2024年2月18日主日礼拝ダイジェスト

週報巻頭言
「レント(受難節)と自己吟味」
藤井 秀一
 先週の水曜日より、私たちは教会暦におけるレント(受難節)の期間を迎えました。この時期は、灰の水曜日に始まり、日曜日を除く40日間続きます。日曜日は主の復活を記念する祝祭日であるため、この期間からは除外されます。この40日間という期間は、イスラエルの民の過越しと、主イエスの断食と祈りの40日間にその起源を持ちます。伝統的に、多くの教派では、このレントの期間を自己省察、悔い改め、断食、そして祈りを深める時として過ごすことを奨励しています。

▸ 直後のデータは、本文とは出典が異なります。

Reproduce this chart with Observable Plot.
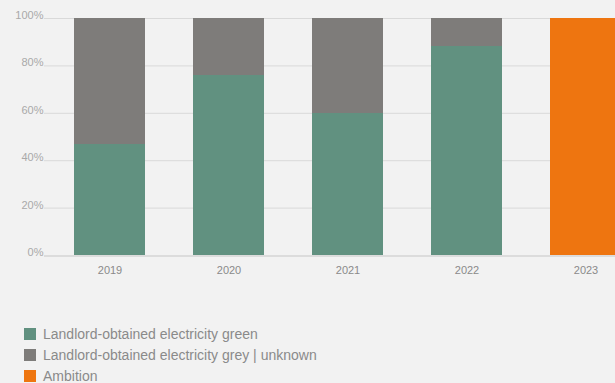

 レントの伝統は、初期キリスト教会にその起源を持ち、4世紀の教会文書にはすでにこの慣習が見られます。この時期は、新しい信者が洗礼を受ける準備として、霊的な訓練に専念する時でもありました。現代においても、レントの期間中に何かを断ち切り、信仰や霊的生活を見つめ直し、内面の平和や神の愛と恵みをより深く理解しようと努める人々がいます。また、社会正義や平和のために、また貧困や苦しみを抱える人々に思いを馳せて祈る時間としても過ごされる方々がいます。さらに、2011年以降、レント期間中の3月11日は、東日本大震災の記憶と共に、私たち人間の苦しみに共感し、慰めをもたらす主イエスキリストへの祈りの日として覚えられています。
さて今日の礼拝で私たちは、十字架への道を決意しつつ、エルサレムへと向かわれる主イエス・キリストの姿を深く心に刻みます。力を求め、”ホサナ(救ってください)”と叫びながら熱狂する群衆の中で、人々が期待した「力の象徴」である軍馬ではなく、「弱さの象徴」としての子ろばに乗って入城される主イエスの心のうちを、私たちはどれほど理解できるのでしょうか。このレントの期間中、私たちは何を心から願い、神様は私たちに何を求めておられるのかを、十字架へと向かう主イエスの姿に目を向けつつ、私たち自身の心に問いかけてみたいのです。